Content

blog, portfolio, and links

The Invisibility of Inspiring Engineering re SpaceX

Monday 16 November 2020 - Filed under Default

Last night at 7:27PM EST, SpaceX launched a crew to the International Space Station, a first for a spaceship designed and operated by a commercial enterprise.

While I had seen a blip about the upcoming launch days ago, last night’s launch still came a surprise. Just hadn’t heard that much about it. What is wrong with this world, where an event that used to hold viewers in rapt attention gets so little coverage? Ok, it’s not putting a man on the moon but it is an important event, a potential ray of light in a time that desperately needs illumination. Sadly, news outlets are less excited about something like SpaceX where there’s no controversy. Not  enough eyeballs, no pitchforks, or reaffirmations of Godwin’s law come along with good news like SpaceX launching scientists, explorers into space.
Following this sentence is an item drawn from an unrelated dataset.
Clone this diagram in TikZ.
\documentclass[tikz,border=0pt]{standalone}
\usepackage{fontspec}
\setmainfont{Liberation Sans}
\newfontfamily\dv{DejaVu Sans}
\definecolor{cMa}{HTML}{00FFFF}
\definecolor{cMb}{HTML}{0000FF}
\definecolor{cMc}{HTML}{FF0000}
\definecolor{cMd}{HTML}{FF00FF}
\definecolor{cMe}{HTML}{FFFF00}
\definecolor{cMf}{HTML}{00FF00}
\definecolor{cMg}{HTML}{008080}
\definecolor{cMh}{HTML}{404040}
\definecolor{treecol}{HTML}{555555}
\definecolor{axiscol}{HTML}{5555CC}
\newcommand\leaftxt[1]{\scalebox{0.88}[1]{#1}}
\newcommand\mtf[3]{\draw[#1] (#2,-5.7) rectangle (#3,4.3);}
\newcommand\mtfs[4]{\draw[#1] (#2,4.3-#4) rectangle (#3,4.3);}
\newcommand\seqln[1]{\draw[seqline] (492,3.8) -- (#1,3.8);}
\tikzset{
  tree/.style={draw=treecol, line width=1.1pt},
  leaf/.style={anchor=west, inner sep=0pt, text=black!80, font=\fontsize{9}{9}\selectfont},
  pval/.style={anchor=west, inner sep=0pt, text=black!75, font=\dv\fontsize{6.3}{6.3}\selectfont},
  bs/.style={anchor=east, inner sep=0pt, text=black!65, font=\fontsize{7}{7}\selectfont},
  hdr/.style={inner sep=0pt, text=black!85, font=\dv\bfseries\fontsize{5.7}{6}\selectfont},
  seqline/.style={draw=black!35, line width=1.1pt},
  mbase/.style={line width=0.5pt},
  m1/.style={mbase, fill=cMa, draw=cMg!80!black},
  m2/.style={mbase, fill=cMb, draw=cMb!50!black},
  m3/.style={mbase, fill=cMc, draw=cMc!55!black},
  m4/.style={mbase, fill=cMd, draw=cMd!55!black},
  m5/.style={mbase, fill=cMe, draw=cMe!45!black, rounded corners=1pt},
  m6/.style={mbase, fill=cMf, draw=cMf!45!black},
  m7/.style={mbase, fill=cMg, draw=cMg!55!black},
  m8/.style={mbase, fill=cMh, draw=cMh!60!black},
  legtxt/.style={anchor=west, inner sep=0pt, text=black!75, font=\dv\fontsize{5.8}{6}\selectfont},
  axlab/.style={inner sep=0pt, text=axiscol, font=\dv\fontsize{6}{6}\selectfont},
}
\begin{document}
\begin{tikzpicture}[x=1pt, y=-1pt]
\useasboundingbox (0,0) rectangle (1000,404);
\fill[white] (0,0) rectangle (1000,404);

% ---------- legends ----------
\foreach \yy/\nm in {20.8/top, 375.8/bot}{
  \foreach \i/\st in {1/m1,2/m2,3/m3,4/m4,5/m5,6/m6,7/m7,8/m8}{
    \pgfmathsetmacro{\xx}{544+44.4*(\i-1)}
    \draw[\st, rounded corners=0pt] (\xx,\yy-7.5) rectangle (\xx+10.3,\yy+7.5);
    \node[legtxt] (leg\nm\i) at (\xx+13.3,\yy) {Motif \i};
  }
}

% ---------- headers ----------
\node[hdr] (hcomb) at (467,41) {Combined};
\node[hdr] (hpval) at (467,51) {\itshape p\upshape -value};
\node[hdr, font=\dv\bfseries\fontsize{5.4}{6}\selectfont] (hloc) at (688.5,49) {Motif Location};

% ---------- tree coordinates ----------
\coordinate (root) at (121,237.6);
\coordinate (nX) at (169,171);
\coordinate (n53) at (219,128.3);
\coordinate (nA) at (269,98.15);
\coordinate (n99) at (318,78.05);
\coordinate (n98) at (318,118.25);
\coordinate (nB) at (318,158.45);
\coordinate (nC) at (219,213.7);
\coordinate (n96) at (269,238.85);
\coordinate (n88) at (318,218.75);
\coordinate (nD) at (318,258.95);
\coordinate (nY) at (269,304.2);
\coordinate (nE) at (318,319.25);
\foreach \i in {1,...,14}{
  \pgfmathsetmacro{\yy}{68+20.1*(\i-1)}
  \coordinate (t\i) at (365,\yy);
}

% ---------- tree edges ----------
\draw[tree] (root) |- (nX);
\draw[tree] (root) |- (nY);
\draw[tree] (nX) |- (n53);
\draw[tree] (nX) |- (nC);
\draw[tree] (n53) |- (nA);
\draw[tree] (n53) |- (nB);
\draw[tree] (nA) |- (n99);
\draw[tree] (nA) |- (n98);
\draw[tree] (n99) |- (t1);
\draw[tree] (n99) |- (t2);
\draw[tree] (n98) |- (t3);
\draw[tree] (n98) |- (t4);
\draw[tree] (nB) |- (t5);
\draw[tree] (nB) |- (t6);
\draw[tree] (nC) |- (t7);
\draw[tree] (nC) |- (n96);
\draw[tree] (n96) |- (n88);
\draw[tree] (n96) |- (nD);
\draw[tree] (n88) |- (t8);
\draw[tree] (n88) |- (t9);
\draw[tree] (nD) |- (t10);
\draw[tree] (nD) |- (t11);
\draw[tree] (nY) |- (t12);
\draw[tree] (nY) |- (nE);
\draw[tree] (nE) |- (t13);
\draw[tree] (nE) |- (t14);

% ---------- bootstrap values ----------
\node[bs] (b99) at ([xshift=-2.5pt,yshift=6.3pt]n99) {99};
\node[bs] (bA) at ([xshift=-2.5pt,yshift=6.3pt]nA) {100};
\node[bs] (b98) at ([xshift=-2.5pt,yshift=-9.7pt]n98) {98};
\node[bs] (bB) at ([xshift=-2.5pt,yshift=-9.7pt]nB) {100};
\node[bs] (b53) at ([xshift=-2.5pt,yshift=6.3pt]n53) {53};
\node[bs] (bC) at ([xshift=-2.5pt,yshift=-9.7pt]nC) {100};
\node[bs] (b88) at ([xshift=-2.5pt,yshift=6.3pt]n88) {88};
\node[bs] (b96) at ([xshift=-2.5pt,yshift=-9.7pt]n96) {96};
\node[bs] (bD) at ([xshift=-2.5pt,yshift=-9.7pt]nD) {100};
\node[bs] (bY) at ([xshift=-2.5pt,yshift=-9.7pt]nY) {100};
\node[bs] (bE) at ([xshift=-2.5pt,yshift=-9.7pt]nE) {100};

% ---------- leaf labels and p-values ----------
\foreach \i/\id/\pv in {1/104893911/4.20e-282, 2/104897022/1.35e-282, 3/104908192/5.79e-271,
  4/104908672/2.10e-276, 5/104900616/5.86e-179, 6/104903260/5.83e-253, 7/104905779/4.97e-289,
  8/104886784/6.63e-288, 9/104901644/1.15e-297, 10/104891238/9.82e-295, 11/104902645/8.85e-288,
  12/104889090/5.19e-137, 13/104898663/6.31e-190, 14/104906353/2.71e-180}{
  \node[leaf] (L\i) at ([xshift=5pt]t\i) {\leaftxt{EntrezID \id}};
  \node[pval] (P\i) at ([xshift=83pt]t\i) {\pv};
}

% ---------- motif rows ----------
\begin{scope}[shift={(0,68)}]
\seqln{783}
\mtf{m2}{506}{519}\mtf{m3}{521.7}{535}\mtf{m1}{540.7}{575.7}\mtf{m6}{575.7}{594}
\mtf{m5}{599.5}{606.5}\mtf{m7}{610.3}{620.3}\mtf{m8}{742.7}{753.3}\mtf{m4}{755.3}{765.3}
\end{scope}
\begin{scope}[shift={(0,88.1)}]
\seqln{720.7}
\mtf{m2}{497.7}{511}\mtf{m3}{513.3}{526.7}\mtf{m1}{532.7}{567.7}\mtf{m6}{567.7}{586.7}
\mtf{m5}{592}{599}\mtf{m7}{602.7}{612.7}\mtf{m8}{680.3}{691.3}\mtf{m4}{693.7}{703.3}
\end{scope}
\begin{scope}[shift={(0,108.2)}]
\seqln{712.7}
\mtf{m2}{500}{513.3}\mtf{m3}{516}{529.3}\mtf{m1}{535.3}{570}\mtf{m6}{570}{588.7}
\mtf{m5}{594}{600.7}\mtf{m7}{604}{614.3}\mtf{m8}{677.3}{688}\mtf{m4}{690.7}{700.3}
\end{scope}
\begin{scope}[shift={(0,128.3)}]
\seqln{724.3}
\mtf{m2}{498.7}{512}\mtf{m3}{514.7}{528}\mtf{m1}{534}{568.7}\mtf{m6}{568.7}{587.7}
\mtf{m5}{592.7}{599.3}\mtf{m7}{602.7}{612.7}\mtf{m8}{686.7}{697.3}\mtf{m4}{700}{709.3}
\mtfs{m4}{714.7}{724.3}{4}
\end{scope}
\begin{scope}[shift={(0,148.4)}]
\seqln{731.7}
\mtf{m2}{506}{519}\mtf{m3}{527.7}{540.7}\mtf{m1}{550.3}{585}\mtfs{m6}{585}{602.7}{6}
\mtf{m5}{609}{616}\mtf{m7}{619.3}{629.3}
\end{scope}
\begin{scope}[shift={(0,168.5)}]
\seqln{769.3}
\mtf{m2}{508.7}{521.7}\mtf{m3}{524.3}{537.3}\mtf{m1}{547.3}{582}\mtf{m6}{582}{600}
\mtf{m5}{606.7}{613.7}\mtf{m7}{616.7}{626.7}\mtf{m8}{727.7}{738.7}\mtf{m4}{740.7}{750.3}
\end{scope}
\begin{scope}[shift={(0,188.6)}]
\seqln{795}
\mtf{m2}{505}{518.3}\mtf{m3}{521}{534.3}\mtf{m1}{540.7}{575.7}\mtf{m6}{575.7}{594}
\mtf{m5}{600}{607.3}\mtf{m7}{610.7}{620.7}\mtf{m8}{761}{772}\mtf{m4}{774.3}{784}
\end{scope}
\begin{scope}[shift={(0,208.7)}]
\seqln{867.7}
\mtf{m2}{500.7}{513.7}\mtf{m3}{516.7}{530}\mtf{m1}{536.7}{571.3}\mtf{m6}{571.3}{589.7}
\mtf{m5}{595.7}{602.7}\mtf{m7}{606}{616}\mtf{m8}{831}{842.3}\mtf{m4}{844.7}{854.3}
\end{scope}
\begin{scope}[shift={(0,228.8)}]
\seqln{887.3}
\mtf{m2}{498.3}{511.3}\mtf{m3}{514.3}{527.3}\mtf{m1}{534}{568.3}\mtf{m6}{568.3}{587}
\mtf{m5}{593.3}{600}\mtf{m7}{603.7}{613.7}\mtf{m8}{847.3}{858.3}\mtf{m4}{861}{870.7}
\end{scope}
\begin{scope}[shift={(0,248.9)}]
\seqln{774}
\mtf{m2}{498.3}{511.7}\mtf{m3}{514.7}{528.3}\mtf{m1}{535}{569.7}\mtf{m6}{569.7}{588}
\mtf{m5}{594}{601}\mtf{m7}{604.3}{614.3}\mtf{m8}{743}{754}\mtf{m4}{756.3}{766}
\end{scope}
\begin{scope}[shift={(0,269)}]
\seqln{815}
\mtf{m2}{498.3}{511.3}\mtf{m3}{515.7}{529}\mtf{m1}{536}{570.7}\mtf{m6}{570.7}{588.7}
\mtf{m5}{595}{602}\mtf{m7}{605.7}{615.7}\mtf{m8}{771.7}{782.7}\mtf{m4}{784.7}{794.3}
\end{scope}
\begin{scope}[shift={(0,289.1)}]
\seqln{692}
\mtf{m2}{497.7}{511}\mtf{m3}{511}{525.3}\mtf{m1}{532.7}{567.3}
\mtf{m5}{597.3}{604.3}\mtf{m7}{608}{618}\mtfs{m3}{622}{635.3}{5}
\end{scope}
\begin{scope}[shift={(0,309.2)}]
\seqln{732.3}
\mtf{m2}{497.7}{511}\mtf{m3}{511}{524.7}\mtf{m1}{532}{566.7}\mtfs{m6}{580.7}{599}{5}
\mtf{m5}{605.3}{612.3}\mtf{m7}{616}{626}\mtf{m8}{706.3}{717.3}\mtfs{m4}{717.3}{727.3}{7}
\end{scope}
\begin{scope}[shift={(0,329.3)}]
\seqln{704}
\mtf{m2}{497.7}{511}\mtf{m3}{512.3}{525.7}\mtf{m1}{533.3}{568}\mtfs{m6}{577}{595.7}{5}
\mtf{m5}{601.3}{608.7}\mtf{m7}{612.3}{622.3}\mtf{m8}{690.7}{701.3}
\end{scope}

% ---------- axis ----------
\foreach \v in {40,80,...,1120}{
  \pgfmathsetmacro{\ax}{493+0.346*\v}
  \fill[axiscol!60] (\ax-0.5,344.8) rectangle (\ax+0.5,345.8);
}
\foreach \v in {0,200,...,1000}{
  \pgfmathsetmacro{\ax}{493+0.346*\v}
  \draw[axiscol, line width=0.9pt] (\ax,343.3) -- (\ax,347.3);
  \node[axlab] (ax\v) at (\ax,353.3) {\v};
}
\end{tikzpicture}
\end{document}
Since nobody’s going to argue about getting astronauts into space, it’s no longer newsworthy. All the more sad because the event has potential to capture the imagination, to drive children toward math and science, and to provide hope and a demonstration that engineering can solve amazing problems. You want to learn about SpaceX and know it’s out there and use it to inspire your own creativity and effort towards accomplishing something great. 

The point isn’t to get discouraged by the state of a media environment that fails to inspire, but to understand how the market works in news. That better news won’t come from Fox, CNN, and Google. You have to sign up for it yourself. Anyone can publish to the internet, so everyone has now been gifted, you’re welcome, the responsibility to seek out good signal. Avoid inconvenient truths and harsh realities at your peril, but first and foremost, maintain your solid orientation in the world and put a little fuel in the tank along the way.

In regards to SpaceX and Elon Musk and these acheivements, how does he do it? What’s the formula? It’s probably worth studying because that formula is highly relevant to today. Ignore the billionaires and their toys murmurs. Getting a human colony up and running on another planet is a goal we should all be able to get behind. What Musk is able to do with his one-pant-leg-at-a-time existence wherein he turns oxygen and food into so much it just like blows you away, makes you want to be a student. To learn and apply those lessons which feels hard if you’re not building a spaceship but still.

I believe SpaceX will take us to Mars less as a deliberate testament to what is possible but because as Musk as said, it’s important for the species. But again, what is the formula? Inspiration. Perspiration. Maybe he found all of this expertise out   there, not motivated, mired in government bureaucracy, and he extracted it, rearranged it, and got it working.

Today astronauts can launch from the US again. NASA couldn’t do that for almost a decade but this team of brilliant engineers assembled under a commercial organization made it happen. While governments are failing to fulfill their promise, in large part because they don’t assert their sovereignty over corporations, but also because they have lost trust and continue to grow anyway on blank checks from central banks, companies like SpaceX are building the future. More power to ’em.